◆ **SET EXERCISE**:
Copy each line of the data below exactly, leaving out pictures.
══════════
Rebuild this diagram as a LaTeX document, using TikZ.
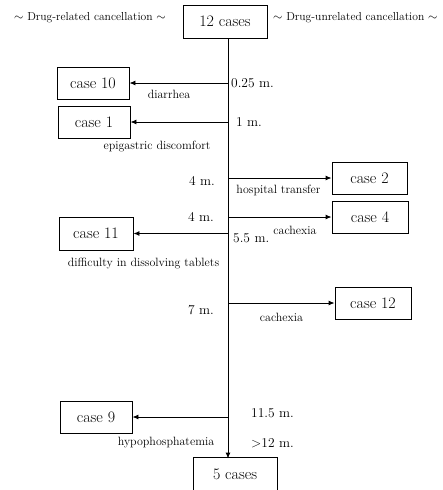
\documentclass[tikz,border=0pt]{standalone}
\usetikzlibrary{arrows.meta}
\begin{document}
\begin{tikzpicture}[x=1pt,y=-1pt,
  cbox/.style={draw,line width=0.9pt,inner sep=0pt,minimum width=#1,minimum height=32pt,font=\fontsize{16}{18}\selectfont},
  cbox/.default=72pt,
  lbl/.style={inner sep=0pt,font=\fontsize{12}{14}\selectfont},
  tm/.style={inner sep=0pt,font=\fontsize{13.5}{15}\selectfont},
  hdr/.style={inner sep=0pt,font=\fontsize{11.6}{14}\selectfont},
  arr/.style={line width=0.9pt,-{Latex[length=6pt,width=5pt]}}]
\useasboundingbox (0,0) rectangle (442,490);
\clip (0,0) rectangle (442,490);
% headers
\node[hdr] (hl) at (90,18) {$\sim$ Drug-related cancellation $\sim$};
\node[hdr,anchor=west] (hr) at (273,18) {$\sim$ Drug-unrelated cancellation $\sim$};
% boxes
\node[cbox=84pt,minimum height=33pt] (top) at (225,21.5) {12 cases};
\node[cbox=72pt] (c10) at (93,83) {case 10};
\node[cbox=72pt] (c1) at (94,122) {case 1};
\node[cbox=75pt] (c2) at (369.5,178) {case 2};
\node[cbox=76pt] (c4) at (370,217) {case 4};
\node[cbox=74pt,minimum height=33pt] (c11) at (96,233.5) {case 11};
\node[cbox=76pt] (c12) at (373,303) {case 12};
\node[cbox=72pt] (c9) at (96,417) {case 9};
\node[cbox=84pt,minimum height=34pt] (five) at (235,474) {5 cases};
% trunk
\coordinate (ta) at (228,38);
\draw[arr] (top.south -| ta) -- ([yshift=-2pt]five.north -| ta);
% branches
\draw[arr] (c10 -| ta) -- (c10.east);
\draw[arr] (c1 -| ta) -- (c1.east);
\draw[arr] (c2 -| ta) -- (c2.west);
\draw[arr] (c4 -| ta) -- (c4.west);
\draw[arr] (c11 -| ta) -- (c11.east);
\draw[arr] (c12 -| ta) -- (c12.west);
\draw[arr] (c9 -| ta) -- (c9.east);
% labels
\node[tm,anchor=west] (t1) at (231,83) {0.25 m.};
\node[lbl] (l1) at (169,94) {diarrhea};
\node[tm,anchor=west] (t2) at (236,122) {1 m.};
\node[lbl] (l2) at (157,147) {epigastric discomfort};
\node[tm,anchor=east] (t3) at (215,181) {4 m.};
\node[lbl] (l3) at (278.5,190) {hospital transfer};
\node[tm,anchor=east] (t4) at (214,217) {4 m.};
\node[lbl] (l4) at (295,230) {cachexia};
\node[tm,anchor=west] (t5) at (233,238) {5.5 m.};
\node[lbl] (l5) at (143.5,264) {difficulty in dissolving tablets};
\node[tm,anchor=east] (t6) at (214,310) {7 m.};
\node[lbl] (l6) at (281.5,317) {cachexia};
\node[tm,anchor=west] (t7) at (251,413) {11.5 m.};
\node[lbl] (l7) at (166,443) {hypophosphatemia};
\node[tm,anchor=west] (t8) at (251,443) {>12 m.};
\end{tikzpicture}
\end{document}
══════════
◆ **EXERCISE OUTPUT**:
Rebuild this diagram as a LaTeX document, using TikZ.
\documentclass[tikz,border=0pt]{standalone}
\usetikzlibrary{arrows.meta}
\begin{document}
\begin{tikzpicture}[x=1pt,y=-1pt,
  cbox/.style={draw,line width=0.9pt,inner sep=0pt,minimum width=#1,minimum height=32pt,font=\fontsize{16}{18}\selectfont},
  cbox/.default=72pt,
  lbl/.style={inner sep=0pt,font=\fontsize{12}{14}\selectfont},
  tm/.style={inner sep=0pt,font=\fontsize{13.5}{15}\selectfont},
  hdr/.style={inner sep=0pt,font=\fontsize{11.6}{14}\selectfont},
  arr/.style={line width=0.9pt,-{Latex[length=6pt,width=5pt]}}]
\useasboundingbox (0,0) rectangle (442,490);
\clip (0,0) rectangle (442,490);
% headers
\node[hdr] (hl) at (90,18) {$\sim$ Drug-related cancellation $\sim$};
\node[hdr,anchor=west] (hr) at (273,18) {$\sim$ Drug-unrelated cancellation $\sim$};
% boxes
\node[cbox=84pt,minimum height=33pt] (top) at (225,21.5) {12 cases};
\node[cbox=72pt] (c10) at (93,83) {case 10};
\node[cbox=72pt] (c1) at (94,122) {case 1};
\node[cbox=75pt] (c2) at (369.5,178) {case 2};
\node[cbox=76pt] (c4) at (370,217) {case 4};
\node[cbox=74pt,minimum height=33pt] (c11) at (96,233.5) {case 11};
\node[cbox=76pt] (c12) at (373,303) {case 12};
\node[cbox=72pt] (c9) at (96,417) {case 9};
\node[cbox=84pt,minimum height=34pt] (five) at (235,474) {5 cases};
% trunk
\coordinate (ta) at (228,38);
\draw[arr] (top.south -| ta) -- ([yshift=-2pt]five.north -| ta);
% branches
\draw[arr] (c10 -| ta) -- (c10.east);
\draw[arr] (c1 -| ta) -- (c1.east);
\draw[arr] (c2 -| ta) -- (c2.west);
\draw[arr] (c4 -| ta) -- (c4.west);
\draw[arr] (c11 -| ta) -- (c11.east);
\draw[arr] (c12 -| ta) -- (c12.west);
\draw[arr] (c9 -| ta) -- (c9.east);
% labels
\node[tm,anchor=west] (t1) at (231,83) {0.25 m.};
\node[lbl] (l1) at (169,94) {diarrhea};
\node[tm,anchor=west] (t2) at (236,122) {1 m.};
\node[lbl] (l2) at (157,147) {epigastric discomfort};
\node[tm,anchor=east] (t3) at (215,181) {4 m.};
\node[lbl] (l3) at (278.5,190) {hospital transfer};
\node[tm,anchor=east] (t4) at (214,217) {4 m.};
\node[lbl] (l4) at (295,230) {cachexia};
\node[tm,anchor=west] (t5) at (233,238) {5.5 m.};
\node[lbl] (l5) at (143.5,264) {difficulty in dissolving tablets};
\node[tm,anchor=east] (t6) at (214,310) {7 m.};
\node[lbl] (l6) at (281.5,317) {cachexia};
\node[tm,anchor=west] (t7) at (251,413) {11.5 m.};
\node[lbl] (l7) at (166,443) {hypophosphatemia};
\node[tm,anchor=west] (t8) at (251,443) {>12 m.};
\end{tikzpicture}
\end{document}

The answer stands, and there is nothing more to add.